YOUR TASK => The data below should be printed in full, exactly, and without any of its images.

-*-

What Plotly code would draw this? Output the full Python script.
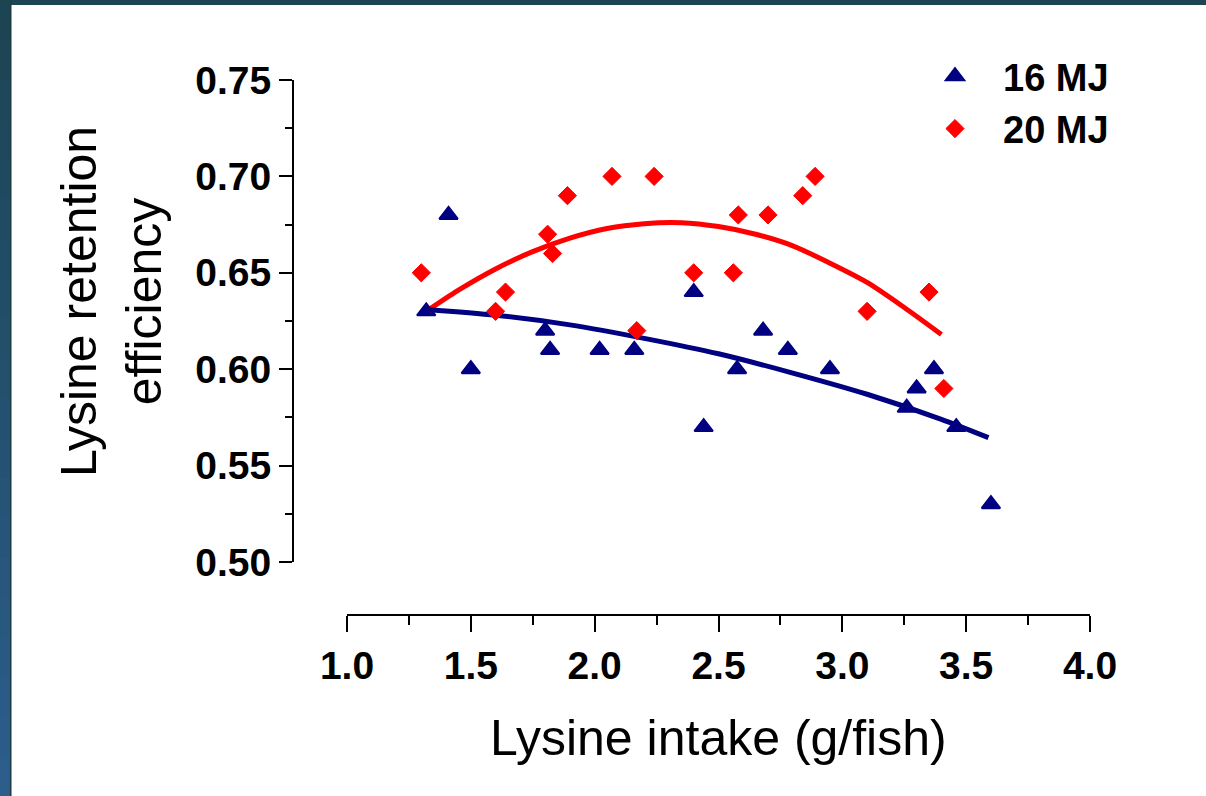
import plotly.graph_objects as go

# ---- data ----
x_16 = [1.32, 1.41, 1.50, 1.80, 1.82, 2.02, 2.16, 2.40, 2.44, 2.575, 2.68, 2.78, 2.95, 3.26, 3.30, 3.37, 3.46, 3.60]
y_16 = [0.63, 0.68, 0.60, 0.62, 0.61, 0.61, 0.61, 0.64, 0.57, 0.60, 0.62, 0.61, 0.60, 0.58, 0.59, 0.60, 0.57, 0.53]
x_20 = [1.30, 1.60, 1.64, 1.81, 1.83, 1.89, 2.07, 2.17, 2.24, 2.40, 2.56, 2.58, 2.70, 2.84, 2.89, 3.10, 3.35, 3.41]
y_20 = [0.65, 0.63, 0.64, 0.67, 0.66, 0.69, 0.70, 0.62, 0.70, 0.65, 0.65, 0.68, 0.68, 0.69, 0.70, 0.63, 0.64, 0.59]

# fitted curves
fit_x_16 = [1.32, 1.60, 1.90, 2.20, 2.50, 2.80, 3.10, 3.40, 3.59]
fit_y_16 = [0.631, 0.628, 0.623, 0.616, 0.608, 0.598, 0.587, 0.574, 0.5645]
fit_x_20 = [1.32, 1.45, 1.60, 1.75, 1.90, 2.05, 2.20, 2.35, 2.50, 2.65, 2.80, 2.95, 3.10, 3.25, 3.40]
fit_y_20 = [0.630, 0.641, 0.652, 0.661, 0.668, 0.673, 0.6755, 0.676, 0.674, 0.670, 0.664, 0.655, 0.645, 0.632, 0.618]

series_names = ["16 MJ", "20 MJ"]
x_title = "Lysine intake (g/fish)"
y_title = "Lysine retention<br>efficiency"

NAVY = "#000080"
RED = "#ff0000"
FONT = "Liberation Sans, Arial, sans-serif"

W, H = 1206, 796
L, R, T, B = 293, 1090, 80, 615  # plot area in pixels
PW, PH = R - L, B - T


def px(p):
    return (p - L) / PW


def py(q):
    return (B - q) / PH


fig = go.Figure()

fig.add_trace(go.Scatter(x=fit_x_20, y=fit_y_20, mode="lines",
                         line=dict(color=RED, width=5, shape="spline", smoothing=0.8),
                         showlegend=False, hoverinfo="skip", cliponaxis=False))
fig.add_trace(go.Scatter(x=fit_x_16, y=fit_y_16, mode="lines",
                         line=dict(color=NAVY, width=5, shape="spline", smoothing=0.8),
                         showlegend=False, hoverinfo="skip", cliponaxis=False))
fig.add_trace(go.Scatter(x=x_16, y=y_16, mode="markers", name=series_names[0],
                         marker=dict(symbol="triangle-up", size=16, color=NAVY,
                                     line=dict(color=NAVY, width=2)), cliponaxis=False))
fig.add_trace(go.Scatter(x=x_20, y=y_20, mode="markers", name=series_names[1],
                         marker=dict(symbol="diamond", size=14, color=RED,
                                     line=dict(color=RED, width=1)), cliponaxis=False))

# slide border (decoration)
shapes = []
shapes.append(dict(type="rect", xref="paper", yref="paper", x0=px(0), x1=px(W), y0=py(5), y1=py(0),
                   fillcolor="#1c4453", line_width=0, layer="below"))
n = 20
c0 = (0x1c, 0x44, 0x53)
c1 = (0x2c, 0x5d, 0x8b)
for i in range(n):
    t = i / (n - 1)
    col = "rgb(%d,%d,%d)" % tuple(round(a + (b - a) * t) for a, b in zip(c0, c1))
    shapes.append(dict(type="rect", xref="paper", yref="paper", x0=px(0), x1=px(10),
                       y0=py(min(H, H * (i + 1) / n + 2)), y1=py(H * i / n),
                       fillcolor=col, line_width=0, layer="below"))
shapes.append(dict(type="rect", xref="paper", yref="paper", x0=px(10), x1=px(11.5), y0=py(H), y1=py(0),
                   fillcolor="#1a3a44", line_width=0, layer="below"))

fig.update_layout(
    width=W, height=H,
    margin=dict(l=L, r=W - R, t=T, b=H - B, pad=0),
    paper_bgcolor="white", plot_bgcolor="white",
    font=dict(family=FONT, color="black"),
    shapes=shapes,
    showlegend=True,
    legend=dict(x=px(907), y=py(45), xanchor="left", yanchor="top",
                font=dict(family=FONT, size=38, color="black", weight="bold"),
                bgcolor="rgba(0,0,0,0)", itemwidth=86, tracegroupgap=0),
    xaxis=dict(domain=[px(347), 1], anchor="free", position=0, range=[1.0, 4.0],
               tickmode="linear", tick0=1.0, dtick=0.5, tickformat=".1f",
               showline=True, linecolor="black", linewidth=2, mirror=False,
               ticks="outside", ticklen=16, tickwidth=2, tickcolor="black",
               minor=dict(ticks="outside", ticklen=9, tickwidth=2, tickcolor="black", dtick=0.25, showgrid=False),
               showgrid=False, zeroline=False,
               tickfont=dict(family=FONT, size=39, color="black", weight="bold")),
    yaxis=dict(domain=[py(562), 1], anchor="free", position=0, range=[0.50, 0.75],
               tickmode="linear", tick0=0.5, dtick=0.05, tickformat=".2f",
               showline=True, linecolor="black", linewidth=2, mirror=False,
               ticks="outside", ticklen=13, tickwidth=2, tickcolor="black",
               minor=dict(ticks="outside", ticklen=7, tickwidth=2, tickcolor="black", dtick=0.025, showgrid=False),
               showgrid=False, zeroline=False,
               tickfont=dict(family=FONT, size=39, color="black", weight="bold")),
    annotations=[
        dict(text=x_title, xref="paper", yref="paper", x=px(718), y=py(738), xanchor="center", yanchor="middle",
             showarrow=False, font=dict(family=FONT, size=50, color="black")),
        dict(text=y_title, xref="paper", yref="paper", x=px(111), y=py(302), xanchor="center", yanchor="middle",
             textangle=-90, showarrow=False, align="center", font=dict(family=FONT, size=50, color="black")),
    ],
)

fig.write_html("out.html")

-*-

RESPONSE TO THE EXERCISE =>
What Plotly code would draw this? Output the full Python script.
import plotly.graph_objects as go

# ---- data ----
x_16 = [1.32, 1.41, 1.50, 1.80, 1.82, 2.02, 2.16, 2.40, 2.44, 2.575, 2.68, 2.78, 2.95, 3.26, 3.30, 3.37, 3.46, 3.60]
y_16 = [0.63, 0.68, 0.60, 0.62, 0.61, 0.61, 0.61, 0.64, 0.57, 0.60, 0.62, 0.61, 0.60, 0.58, 0.59, 0.60, 0.57, 0.53]
x_20 = [1.30, 1.60, 1.64, 1.81, 1.83, 1.89, 2.07, 2.17, 2.24, 2.40, 2.56, 2.58, 2.70, 2.84, 2.89, 3.10, 3.35, 3.41]
y_20 = [0.65, 0.63, 0.64, 0.67, 0.66, 0.69, 0.70, 0.62, 0.70, 0.65, 0.65, 0.68, 0.68, 0.69, 0.70, 0.63, 0.64, 0.59]

# fitted curves
fit_x_16 = [1.32, 1.60, 1.90, 2.20, 2.50, 2.80, 3.10, 3.40, 3.59]
fit_y_16 = [0.631, 0.628, 0.623, 0.616, 0.608, 0.598, 0.587, 0.574, 0.5645]
fit_x_20 = [1.32, 1.45, 1.60, 1.75, 1.90, 2.05, 2.20, 2.35, 2.50, 2.65, 2.80, 2.95, 3.10, 3.25, 3.40]
fit_y_20 = [0.630, 0.641, 0.652, 0.661, 0.668, 0.673, 0.6755, 0.676, 0.674, 0.670, 0.664, 0.655, 0.645, 0.632, 0.618]

series_names = ["16 MJ", "20 MJ"]
x_title = "Lysine intake (g/fish)"
y_title = "Lysine retention<br>efficiency"

NAVY = "#000080"
RED = "#ff0000"
FONT = "Liberation Sans, Arial, sans-serif"

W, H = 1206, 796
L, R, T, B = 293, 1090, 80, 615  # plot area in pixels
PW, PH = R - L, B - T


def px(p):
    return (p - L) / PW


def py(q):
    return (B - q) / PH


fig = go.Figure()

fig.add_trace(go.Scatter(x=fit_x_20, y=fit_y_20, mode="lines",
                         line=dict(color=RED, width=5, shape="spline", smoothing=0.8),
                         showlegend=False, hoverinfo="skip", cliponaxis=False))
fig.add_trace(go.Scatter(x=fit_x_16, y=fit_y_16, mode="lines",
                         line=dict(color=NAVY, width=5, shape="spline", smoothing=0.8),
                         showlegend=False, hoverinfo="skip", cliponaxis=False))
fig.add_trace(go.Scatter(x=x_16, y=y_16, mode="markers", name=series_names[0],
                         marker=dict(symbol="triangle-up", size=16, color=NAVY,
                                     line=dict(color=NAVY, width=2)), cliponaxis=False))
fig.add_trace(go.Scatter(x=x_20, y=y_20, mode="markers", name=series_names[1],
                         marker=dict(symbol="diamond", size=14, color=RED,
                                     line=dict(color=RED, width=1)), cliponaxis=False))

# slide border (decoration)
shapes = []
shapes.append(dict(type="rect", xref="paper", yref="paper", x0=px(0), x1=px(W), y0=py(5), y1=py(0),
                   fillcolor="#1c4453", line_width=0, layer="below"))
n = 20
c0 = (0x1c, 0x44, 0x53)
c1 = (0x2c, 0x5d, 0x8b)
for i in range(n):
    t = i / (n - 1)
    col = "rgb(%d,%d,%d)" % tuple(round(a + (b - a) * t) for a, b in zip(c0, c1))
    shapes.append(dict(type="rect", xref="paper", yref="paper", x0=px(0), x1=px(10),
                       y0=py(min(H, H * (i + 1) / n + 2)), y1=py(H * i / n),
                       fillcolor=col, line_width=0, layer="below"))
shapes.append(dict(type="rect", xref="paper", yref="paper", x0=px(10), x1=px(11.5), y0=py(H), y1=py(0),
                   fillcolor="#1a3a44", line_width=0, layer="below"))

fig.update_layout(
    width=W, height=H,
    margin=dict(l=L, r=W - R, t=T, b=H - B, pad=0),
    paper_bgcolor="white", plot_bgcolor="white",
    font=dict(family=FONT, color="black"),
    shapes=shapes,
    showlegend=True,
    legend=dict(x=px(907), y=py(45), xanchor="left", yanchor="top",
                font=dict(family=FONT, size=38, color="black", weight="bold"),
                bgcolor="rgba(0,0,0,0)", itemwidth=86, tracegroupgap=0),
    xaxis=dict(domain=[px(347), 1], anchor="free", position=0, range=[1.0, 4.0],
               tickmode="linear", tick0=1.0, dtick=0.5, tickformat=".1f",
               showline=True, linecolor="black", linewidth=2, mirror=False,
               ticks="outside", ticklen=16, tickwidth=2, tickcolor="black",
               minor=dict(ticks="outside", ticklen=9, tickwidth=2, tickcolor="black", dtick=0.25, showgrid=False),
               showgrid=False, zeroline=False,
               tickfont=dict(family=FONT, size=39, color="black", weight="bold")),
    yaxis=dict(domain=[py(562), 1], anchor="free", position=0, range=[0.50, 0.75],
               tickmode="linear", tick0=0.5, dtick=0.05, tickformat=".2f",
               showline=True, linecolor="black", linewidth=2, mirror=False,
               ticks="outside", ticklen=13, tickwidth=2, tickcolor="black",
               minor=dict(ticks="outside", ticklen=7, tickwidth=2, tickcolor="black", dtick=0.025, showgrid=False),
               showgrid=False, zeroline=False,
               tickfont=dict(family=FONT, size=39, color="black", weight="bold")),
    annotations=[
        dict(text=x_title, xref="paper", yref="paper", x=px(718), y=py(738), xanchor="center", yanchor="middle",
             showarrow=False, font=dict(family=FONT, size=50, color="black")),
        dict(text=y_title, xref="paper", yref="paper", x=px(111), y=py(302), xanchor="center", yanchor="middle",
             textangle=-90, showarrow=False, align="center", font=dict(family=FONT, size=50, color="black")),
    ],
)

fig.write_html("out.html")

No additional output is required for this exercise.